객 이나 – 겍=”guest.” And again, 이나 means this is on the list.

라도 – “even” like in “even if” meaning, “even the guest that is staying in your gate.”

아무 – nothing, and this is always accompanied by a negative verb.

일도 – 일 = work. 도 = also.

하지 말라 = “don’t do.” 하지 comes from 하다, which means “to do.” The 지 on the end tells you that a negative is coming. 말라 is like 마 or 마세요. 하지 마 means “don’t!” as if you are correcting a child. 하지 마세요 means “please don’t,” a bit more polite. 하지 할라 is a command, coming form a higher place than an adult correcting a child. This is the main verb because it is at the end, but in English, it will go after the subject which is and understood “you” in English.

It is time to put these all together: ” On the seventh day, on Jehovah your God’s one day of Sabbath, don’t do any work, not your son, nor your daughter, nor your man servant, nor your woman servant, not your livestock, not even the guest that is inside your gate.”

하나님 의 생각이 동물 이라도 중요해요. (God thinks even animals are important.)Photo by Pixabay on Pexels.com

Okay, we accomplished it again. Until now, I sorted through Korean verses only for myself.

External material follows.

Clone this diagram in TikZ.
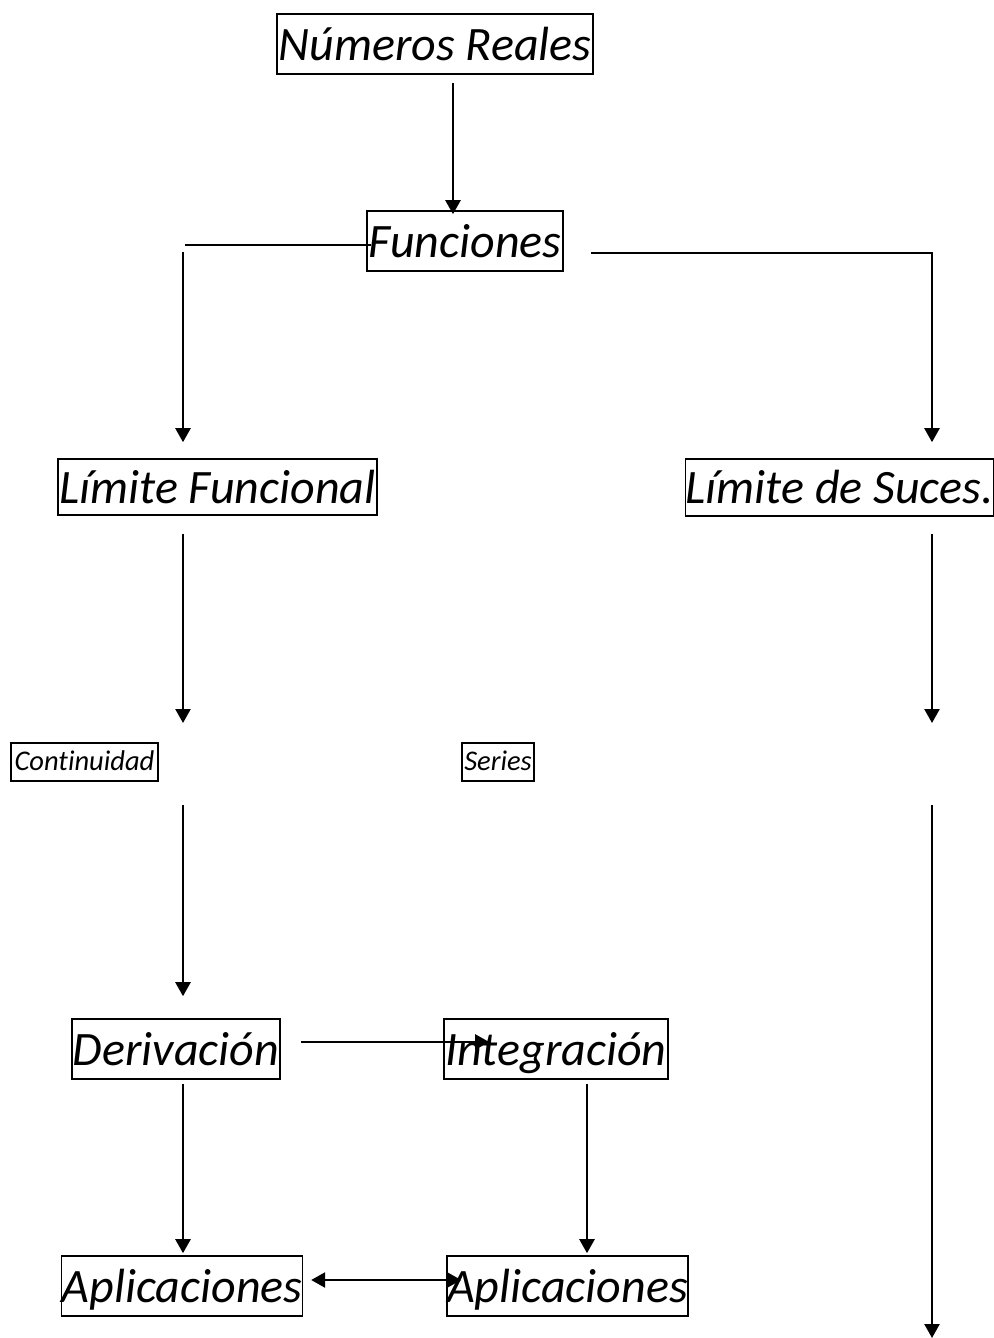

If I couldn’t figure part of it out, it was okay, but it is good for me to do it for a blog because I have to figure every part of it out. I am not really finding it that hard yet, just complicated and convoluted. Somehow, I seem to have all the grammar rules and vocabulary. I have read a lot of grammar rules, but haven’t used everything I read because to an English speaker, some of the things they do seem unnecessary, and probably some of the things we do in English seem unnecessary to them too.